Sunday, June 24, 2018

Mardi Gras in Theory and Practice


Mardi Gras did not seem like it would be my kind of holiday. It is characterized, in popular stereotypes, by three things: beads, beer, and breasts. As a teetotaler, I do not drink beer. As a person of taste, I am disinclined to cover myself in plastic beads. And while I am theoretically pro-breasts, I feel no particular need to see them publicly displayed from second-floor balconies. Making the prospect even less appealing, my apartment is in the heart of the French Quarter, a place with unpleasantly high quantities of debauchery even in the off-season. (A man peed on my house the other week.) Mardi Gras promised to be a loud, messy spectacle, the worst of New Orleans magnified and multiplied. I had friends who were leaving town to escape it. They seemed wise.

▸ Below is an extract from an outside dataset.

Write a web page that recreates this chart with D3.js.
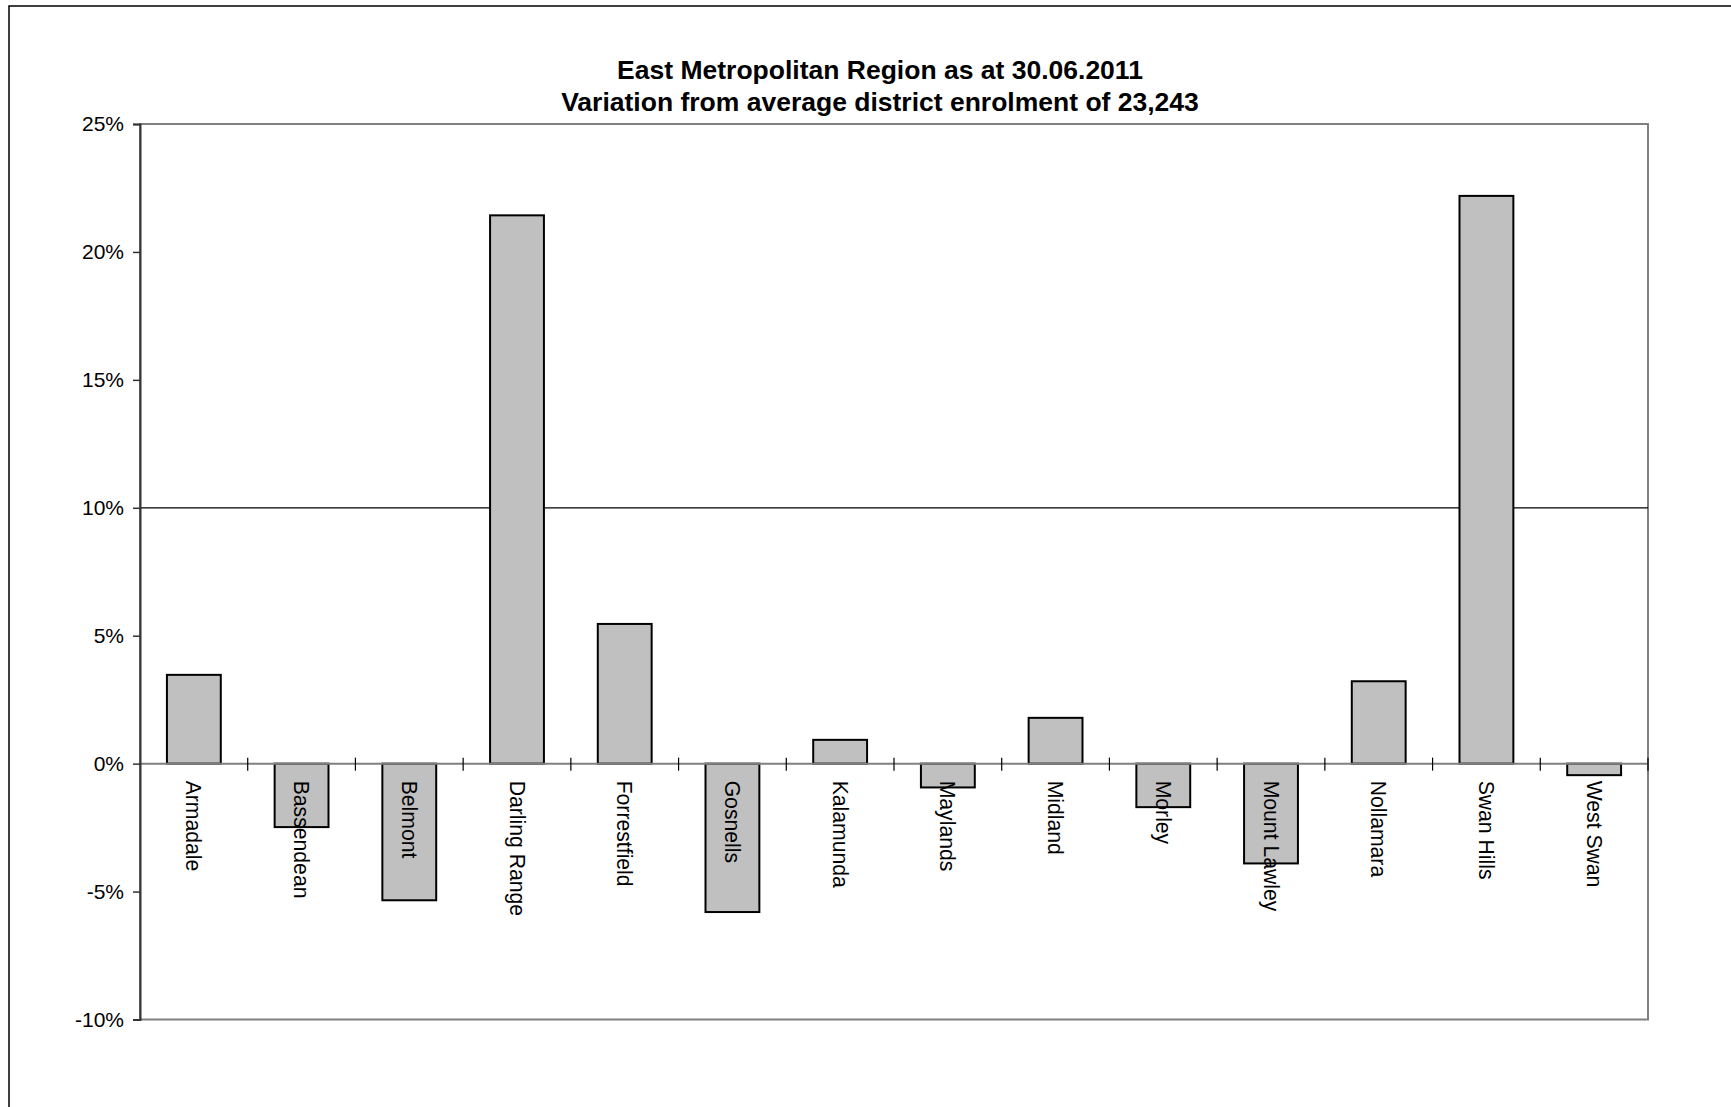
<!DOCTYPE html>
<html>
<head>
<meta charset="utf-8">
<script src="https://cdn.jsdelivr.net/npm/d3@7"></script>
<style>
  html, body { margin: 0; padding: 0; background: #fff; }
  svg { display: block; font-family: "Liberation Sans", Arial, sans-serif; }
</style>
</head>
<body>
<svg id="chart" width="1731" height="1107"></svg>
<script>
const categories = ["Armadale", "Bassendean", "Belmont", "Darling Range", "Forrestfield", "Gosnells", "Kalamunda", "Maylands", "Midland", "Morley", "Mount Lawley", "Nollamara", "Swan Hills", "West Swan"];
const variation = [3.47, -2.48, -5.34, 21.43, 5.46, -5.80, 0.93, -0.93, 1.79, -1.70, -3.90, 3.22, 22.19, -0.45];
const yTicks = [25, 20, 15, 10, 5, 0, -5, -10];
const referenceLine = 10;
const titleLines = ["East Metropolitan Region as at 30.06.2011", "Variation from average district enrolment of 23,243"];

const svg = d3.select("#chart");
const W = 1731, H = 1107;
const plot = { left: 140, right: 1648, top: 124, bottom: 1019.5 };

// outer frame (top and left visible, rest beyond the image)
svg.append("rect")
  .attr("x", 9).attr("y", 6).attr("width", W + 20).attr("height", H + 20)
  .attr("fill", "none").attr("stroke", "#000").attr("stroke-width", 1.5);

const x = d3.scaleBand().domain(categories).range([plot.left, plot.right]).paddingInner(0).paddingOuter(0);
const y = d3.scaleLinear().domain([-10, 25]).range([plot.bottom, plot.top]);

// plot border (grey)
svg.append("rect")
  .attr("x", plot.left).attr("y", plot.top)
  .attr("width", plot.right - plot.left).attr("height", plot.bottom - plot.top)
  .attr("fill", "none").attr("stroke", "#808080").attr("stroke-width", 2);

// reference line at 10%
svg.append("line")
  .attr("x1", plot.left).attr("x2", plot.right)
  .attr("y1", y(referenceLine)).attr("y2", y(referenceLine))
  .attr("stroke", "#000").attr("stroke-width", 1.3);

// bars
const bw = x.bandwidth() * 0.5;
svg.append("g").selectAll("rect")
  .data(categories)
  .join("rect")
  .attr("x", d => x(d) + (x.bandwidth() - bw) / 2)
  .attr("y", (d, i) => y(Math.max(0, variation[i])))
  .attr("width", bw)
  .attr("height", (d, i) => Math.abs(y(variation[i]) - y(0)))
  .attr("fill", "#c0c0c0")
  .attr("stroke", "#000")
  .attr("stroke-width", 2);

// zero axis line
svg.append("line")
  .attr("x1", plot.left).attr("x2", plot.right)
  .attr("y1", y(0)).attr("y2", y(0))
  .attr("stroke", "#808080").attr("stroke-width", 2);

// category boundary ticks (cross)
const boundaries = categories.slice(1).map(c => x(c)).concat([plot.right]);
svg.append("g").selectAll("line")
  .data(boundaries)
  .join("line")
  .attr("x1", d => d).attr("x2", d => d)
  .attr("y1", y(0) - 6).attr("y2", y(0) + 7)
  .attr("stroke", "#000").attr("stroke-width", 1.2);

// y axis
const yAxis = d3.axisLeft(y).tickValues(yTicks).tickSize(7).tickPadding(9)
  .tickFormat(d => d + "%");
const gy = svg.append("g").attr("transform", `translate(${plot.left},0)`).call(yAxis);
gy.select(".domain").attr("stroke", "#333").attr("stroke-width", 2);
gy.selectAll(".tick line").attr("stroke", "#333").attr("stroke-width", 1.5);
gy.selectAll(".tick text")
  .attr("fill", "#000")
  .style("font-size", "21px")
  .style("font-family", '"Liberation Sans", Arial, sans-serif');

// category labels (rotated)
svg.append("g").selectAll("text")
  .data(categories)
  .join("text")
  .attr("transform", d => `translate(${x(d) + x.bandwidth() / 2},${y(0) + 17}) rotate(90)`)
  .attr("dy", "0.35em")
  .attr("text-anchor", "start")
  .style("font-size", "21.2px")
  .attr("fill", "#000")
  .text(d => d);

// title
svg.append("g").selectAll("text")
  .data(titleLines)
  .join("text")
  .attr("x", 880)
  .attr("y", (d, i) => 79 + i * 32)
  .attr("text-anchor", "middle")
  .style("font-size", "26.5px")
  .style("font-weight", "bold")
  .attr("fill", "#000")
  .text(d => d);
</script>
</body>
</html>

I also quickly began to realize what everyone from here knows already: it is not just a single day, “Fat Tuesday.” It is Carnival Season, a month-long celebration beginning in early January on Twelfth Night and lasting through Ash Wednesday. We are not talking about an afternoon of unusually heavy drinking by a throng of tourists on Bourbon Street. We are talking about over 50 parades, an influx of visitors that multiplies the city’s population by four, and a billion dollars in Mardi Gras related spending. A few weeks before everything descended into chaos, local news reported that the sewage department had extracted 92,000 pounds of leftover Mardi Gras beads from the city’s catch basins. I honestly did not understand how that many pounds of Mardi Gras beads could end up in the drainage system. I would soon understand.